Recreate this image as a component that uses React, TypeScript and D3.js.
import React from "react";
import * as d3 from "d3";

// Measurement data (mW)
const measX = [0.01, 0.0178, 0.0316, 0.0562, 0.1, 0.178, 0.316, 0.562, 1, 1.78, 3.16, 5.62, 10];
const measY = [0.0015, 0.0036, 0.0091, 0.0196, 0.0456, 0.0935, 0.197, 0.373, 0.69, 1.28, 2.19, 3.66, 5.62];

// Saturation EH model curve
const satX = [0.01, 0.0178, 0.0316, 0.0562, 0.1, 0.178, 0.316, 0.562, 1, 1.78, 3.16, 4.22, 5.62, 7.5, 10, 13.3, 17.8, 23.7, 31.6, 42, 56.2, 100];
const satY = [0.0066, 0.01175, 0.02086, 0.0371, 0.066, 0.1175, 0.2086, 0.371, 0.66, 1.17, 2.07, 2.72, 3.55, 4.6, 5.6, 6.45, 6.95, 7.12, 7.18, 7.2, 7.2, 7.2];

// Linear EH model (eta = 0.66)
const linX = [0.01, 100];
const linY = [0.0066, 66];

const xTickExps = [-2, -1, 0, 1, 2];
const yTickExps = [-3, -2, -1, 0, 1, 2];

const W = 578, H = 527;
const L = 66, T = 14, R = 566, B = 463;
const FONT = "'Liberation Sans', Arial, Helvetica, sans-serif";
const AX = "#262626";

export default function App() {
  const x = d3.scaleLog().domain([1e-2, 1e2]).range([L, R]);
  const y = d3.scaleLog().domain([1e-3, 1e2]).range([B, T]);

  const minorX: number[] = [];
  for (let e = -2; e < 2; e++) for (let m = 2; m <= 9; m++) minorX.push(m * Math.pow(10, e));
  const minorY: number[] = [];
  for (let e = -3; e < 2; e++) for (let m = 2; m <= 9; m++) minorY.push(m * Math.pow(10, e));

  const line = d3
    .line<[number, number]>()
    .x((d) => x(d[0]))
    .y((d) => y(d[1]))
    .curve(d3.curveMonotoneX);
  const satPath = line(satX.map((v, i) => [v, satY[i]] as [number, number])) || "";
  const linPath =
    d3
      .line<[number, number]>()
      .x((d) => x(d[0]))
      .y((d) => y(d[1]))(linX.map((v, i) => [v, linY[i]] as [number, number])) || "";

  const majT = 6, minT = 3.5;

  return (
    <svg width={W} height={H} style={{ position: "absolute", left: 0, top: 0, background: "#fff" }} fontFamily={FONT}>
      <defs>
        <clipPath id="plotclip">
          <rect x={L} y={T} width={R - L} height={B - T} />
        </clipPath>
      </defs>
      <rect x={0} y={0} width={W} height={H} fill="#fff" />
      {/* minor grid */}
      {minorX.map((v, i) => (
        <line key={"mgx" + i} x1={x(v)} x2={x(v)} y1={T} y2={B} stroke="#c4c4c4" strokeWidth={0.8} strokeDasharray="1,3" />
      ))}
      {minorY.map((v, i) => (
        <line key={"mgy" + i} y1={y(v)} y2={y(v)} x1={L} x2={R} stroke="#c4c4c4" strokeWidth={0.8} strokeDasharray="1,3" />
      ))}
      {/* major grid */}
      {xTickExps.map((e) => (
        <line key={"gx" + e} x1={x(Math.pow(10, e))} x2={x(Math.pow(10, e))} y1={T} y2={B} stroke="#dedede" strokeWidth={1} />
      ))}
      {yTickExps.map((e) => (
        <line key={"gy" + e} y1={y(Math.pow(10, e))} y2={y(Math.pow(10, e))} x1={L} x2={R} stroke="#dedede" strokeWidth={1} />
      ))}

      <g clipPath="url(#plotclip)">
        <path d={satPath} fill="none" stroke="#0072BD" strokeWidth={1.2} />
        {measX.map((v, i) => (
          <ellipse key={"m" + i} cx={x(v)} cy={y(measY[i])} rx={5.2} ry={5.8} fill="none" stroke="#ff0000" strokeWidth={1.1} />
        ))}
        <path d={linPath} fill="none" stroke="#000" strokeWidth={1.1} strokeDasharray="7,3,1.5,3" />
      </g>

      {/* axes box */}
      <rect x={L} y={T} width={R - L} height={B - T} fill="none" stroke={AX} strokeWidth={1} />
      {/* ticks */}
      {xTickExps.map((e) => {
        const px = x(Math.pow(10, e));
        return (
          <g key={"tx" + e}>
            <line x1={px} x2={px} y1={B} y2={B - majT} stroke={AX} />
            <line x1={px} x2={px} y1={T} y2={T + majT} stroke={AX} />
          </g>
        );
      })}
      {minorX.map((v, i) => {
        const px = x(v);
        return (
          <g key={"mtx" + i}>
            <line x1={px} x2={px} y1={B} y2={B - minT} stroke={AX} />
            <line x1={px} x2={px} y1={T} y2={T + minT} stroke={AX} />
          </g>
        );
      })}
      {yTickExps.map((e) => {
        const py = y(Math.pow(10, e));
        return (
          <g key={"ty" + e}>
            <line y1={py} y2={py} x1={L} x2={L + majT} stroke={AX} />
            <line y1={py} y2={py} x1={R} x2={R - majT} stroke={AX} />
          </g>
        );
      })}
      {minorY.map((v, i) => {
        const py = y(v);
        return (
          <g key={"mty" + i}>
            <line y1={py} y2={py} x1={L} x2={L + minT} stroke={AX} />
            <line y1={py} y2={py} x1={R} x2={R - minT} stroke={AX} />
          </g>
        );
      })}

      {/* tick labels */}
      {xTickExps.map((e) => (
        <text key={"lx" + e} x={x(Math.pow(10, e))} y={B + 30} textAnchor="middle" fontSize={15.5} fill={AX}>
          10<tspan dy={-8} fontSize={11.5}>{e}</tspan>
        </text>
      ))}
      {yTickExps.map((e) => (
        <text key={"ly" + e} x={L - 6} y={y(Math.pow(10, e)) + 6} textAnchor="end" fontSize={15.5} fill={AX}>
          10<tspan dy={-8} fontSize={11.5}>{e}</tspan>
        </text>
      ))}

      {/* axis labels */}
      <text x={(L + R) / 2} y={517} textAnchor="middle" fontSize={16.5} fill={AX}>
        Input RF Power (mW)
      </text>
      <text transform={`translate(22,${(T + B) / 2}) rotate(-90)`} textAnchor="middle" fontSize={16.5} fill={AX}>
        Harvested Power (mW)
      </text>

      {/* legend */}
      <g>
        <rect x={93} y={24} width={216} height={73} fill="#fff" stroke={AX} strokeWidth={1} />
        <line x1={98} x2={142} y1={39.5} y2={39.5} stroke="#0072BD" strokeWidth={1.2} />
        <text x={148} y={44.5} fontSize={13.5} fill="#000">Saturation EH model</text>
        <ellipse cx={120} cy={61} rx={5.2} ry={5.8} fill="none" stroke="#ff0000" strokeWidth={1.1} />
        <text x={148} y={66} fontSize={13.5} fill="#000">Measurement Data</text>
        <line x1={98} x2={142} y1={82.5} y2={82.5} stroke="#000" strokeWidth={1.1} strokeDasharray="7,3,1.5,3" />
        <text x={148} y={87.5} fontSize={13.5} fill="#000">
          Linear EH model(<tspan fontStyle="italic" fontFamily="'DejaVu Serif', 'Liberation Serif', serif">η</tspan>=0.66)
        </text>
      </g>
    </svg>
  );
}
┄┄┄┄┄┄┄┄┄┄
Go back to the listing above and please repeat it exactly.

In response:
Recreate this image as a component that uses React, TypeScript and D3.js.
import React from "react";
import * as d3 from "d3";

// Measurement data (mW)
const measX = [0.01, 0.0178, 0.0316, 0.0562, 0.1, 0.178, 0.316, 0.562, 1, 1.78, 3.16, 5.62, 10];
const measY = [0.0015, 0.0036, 0.0091, 0.0196, 0.0456, 0.0935, 0.197, 0.373, 0.69, 1.28, 2.19, 3.66, 5.62];

// Saturation EH model curve
const satX = [0.01, 0.0178, 0.0316, 0.0562, 0.1, 0.178, 0.316, 0.562, 1, 1.78, 3.16, 4.22, 5.62, 7.5, 10, 13.3, 17.8, 23.7, 31.6, 42, 56.2, 100];
const satY = [0.0066, 0.01175, 0.02086, 0.0371, 0.066, 0.1175, 0.2086, 0.371, 0.66, 1.17, 2.07, 2.72, 3.55, 4.6, 5.6, 6.45, 6.95, 7.12, 7.18, 7.2, 7.2, 7.2];

// Linear EH model (eta = 0.66)
const linX = [0.01, 100];
const linY = [0.0066, 66];

const xTickExps = [-2, -1, 0, 1, 2];
const yTickExps = [-3, -2, -1, 0, 1, 2];

const W = 578, H = 527;
const L = 66, T = 14, R = 566, B = 463;
const FONT = "'Liberation Sans', Arial, Helvetica, sans-serif";
const AX = "#262626";

export default function App() {
  const x = d3.scaleLog().domain([1e-2, 1e2]).range([L, R]);
  const y = d3.scaleLog().domain([1e-3, 1e2]).range([B, T]);

  const minorX: number[] = [];
  for (let e = -2; e < 2; e++) for (let m = 2; m <= 9; m++) minorX.push(m * Math.pow(10, e));
  const minorY: number[] = [];
  for (let e = -3; e < 2; e++) for (let m = 2; m <= 9; m++) minorY.push(m * Math.pow(10, e));

  const line = d3
    .line<[number, number]>()
    .x((d) => x(d[0]))
    .y((d) => y(d[1]))
    .curve(d3.curveMonotoneX);
  const satPath = line(satX.map((v, i) => [v, satY[i]] as [number, number])) || "";
  const linPath =
    d3
      .line<[number, number]>()
      .x((d) => x(d[0]))
      .y((d) => y(d[1]))(linX.map((v, i) => [v, linY[i]] as [number, number])) || "";

  const majT = 6, minT = 3.5;

  return (
    <svg width={W} height={H} style={{ position: "absolute", left: 0, top: 0, background: "#fff" }} fontFamily={FONT}>
      <defs>
        <clipPath id="plotclip">
          <rect x={L} y={T} width={R - L} height={B - T} />
        </clipPath>
      </defs>
      <rect x={0} y={0} width={W} height={H} fill="#fff" />
      {/* minor grid */}
      {minorX.map((v, i) => (
        <line key={"mgx" + i} x1={x(v)} x2={x(v)} y1={T} y2={B} stroke="#c4c4c4" strokeWidth={0.8} strokeDasharray="1,3" />
      ))}
      {minorY.map((v, i) => (
        <line key={"mgy" + i} y1={y(v)} y2={y(v)} x1={L} x2={R} stroke="#c4c4c4" strokeWidth={0.8} strokeDasharray="1,3" />
      ))}
      {/* major grid */}
      {xTickExps.map((e) => (
        <line key={"gx" + e} x1={x(Math.pow(10, e))} x2={x(Math.pow(10, e))} y1={T} y2={B} stroke="#dedede" strokeWidth={1} />
      ))}
      {yTickExps.map((e) => (
        <line key={"gy" + e} y1={y(Math.pow(10, e))} y2={y(Math.pow(10, e))} x1={L} x2={R} stroke="#dedede" strokeWidth={1} />
      ))}

      <g clipPath="url(#plotclip)">
        <path d={satPath} fill="none" stroke="#0072BD" strokeWidth={1.2} />
        {measX.map((v, i) => (
          <ellipse key={"m" + i} cx={x(v)} cy={y(measY[i])} rx={5.2} ry={5.8} fill="none" stroke="#ff0000" strokeWidth={1.1} />
        ))}
        <path d={linPath} fill="none" stroke="#000" strokeWidth={1.1} strokeDasharray="7,3,1.5,3" />
      </g>

      {/* axes box */}
      <rect x={L} y={T} width={R - L} height={B - T} fill="none" stroke={AX} strokeWidth={1} />
      {/* ticks */}
      {xTickExps.map((e) => {
        const px = x(Math.pow(10, e));
        return (
          <g key={"tx" + e}>
            <line x1={px} x2={px} y1={B} y2={B - majT} stroke={AX} />
            <line x1={px} x2={px} y1={T} y2={T + majT} stroke={AX} />
          </g>
        );
      })}
      {minorX.map((v, i) => {
        const px = x(v);
        return (
          <g key={"mtx" + i}>
            <line x1={px} x2={px} y1={B} y2={B - minT} stroke={AX} />
            <line x1={px} x2={px} y1={T} y2={T + minT} stroke={AX} />
          </g>
        );
      })}
      {yTickExps.map((e) => {
        const py = y(Math.pow(10, e));
        return (
          <g key={"ty" + e}>
            <line y1={py} y2={py} x1={L} x2={L + majT} stroke={AX} />
            <line y1={py} y2={py} x1={R} x2={R - majT} stroke={AX} />
          </g>
        );
      })}
      {minorY.map((v, i) => {
        const py = y(v);
        return (
          <g key={"mty" + i}>
            <line y1={py} y2={py} x1={L} x2={L + minT} stroke={AX} />
            <line y1={py} y2={py} x1={R} x2={R - minT} stroke={AX} />
          </g>
        );
      })}

      {/* tick labels */}
      {xTickExps.map((e) => (
        <text key={"lx" + e} x={x(Math.pow(10, e))} y={B + 30} textAnchor="middle" fontSize={15.5} fill={AX}>
          10<tspan dy={-8} fontSize={11.5}>{e}</tspan>
        </text>
      ))}
      {yTickExps.map((e) => (
        <text key={"ly" + e} x={L - 6} y={y(Math.pow(10, e)) + 6} textAnchor="end" fontSize={15.5} fill={AX}>
          10<tspan dy={-8} fontSize={11.5}>{e}</tspan>
        </text>
      ))}

      {/* axis labels */}
      <text x={(L + R) / 2} y={517} textAnchor="middle" fontSize={16.5} fill={AX}>
        Input RF Power (mW)
      </text>
      <text transform={`translate(22,${(T + B) / 2}) rotate(-90)`} textAnchor="middle" fontSize={16.5} fill={AX}>
        Harvested Power (mW)
      </text>

      {/* legend */}
      <g>
        <rect x={93} y={24} width={216} height={73} fill="#fff" stroke={AX} strokeWidth={1} />
        <line x1={98} x2={142} y1={39.5} y2={39.5} stroke="#0072BD" strokeWidth={1.2} />
        <text x={148} y={44.5} fontSize={13.5} fill="#000">Saturation EH model</text>
        <ellipse cx={120} cy={61} rx={5.2} ry={5.8} fill="none" stroke="#ff0000" strokeWidth={1.1} />
        <text x={148} y={66} fontSize={13.5} fill="#000">Measurement Data</text>
        <line x1={98} x2={142} y1={82.5} y2={82.5} stroke="#000" strokeWidth={1.1} strokeDasharray="7,3,1.5,3" />
        <text x={148} y={87.5} fontSize={13.5} fill="#000">
          Linear EH model(<tspan fontStyle="italic" fontFamily="'DejaVu Serif', 'Liberation Serif', serif">η</tspan>=0.66)
        </text>
      </g>
    </svg>
  );
}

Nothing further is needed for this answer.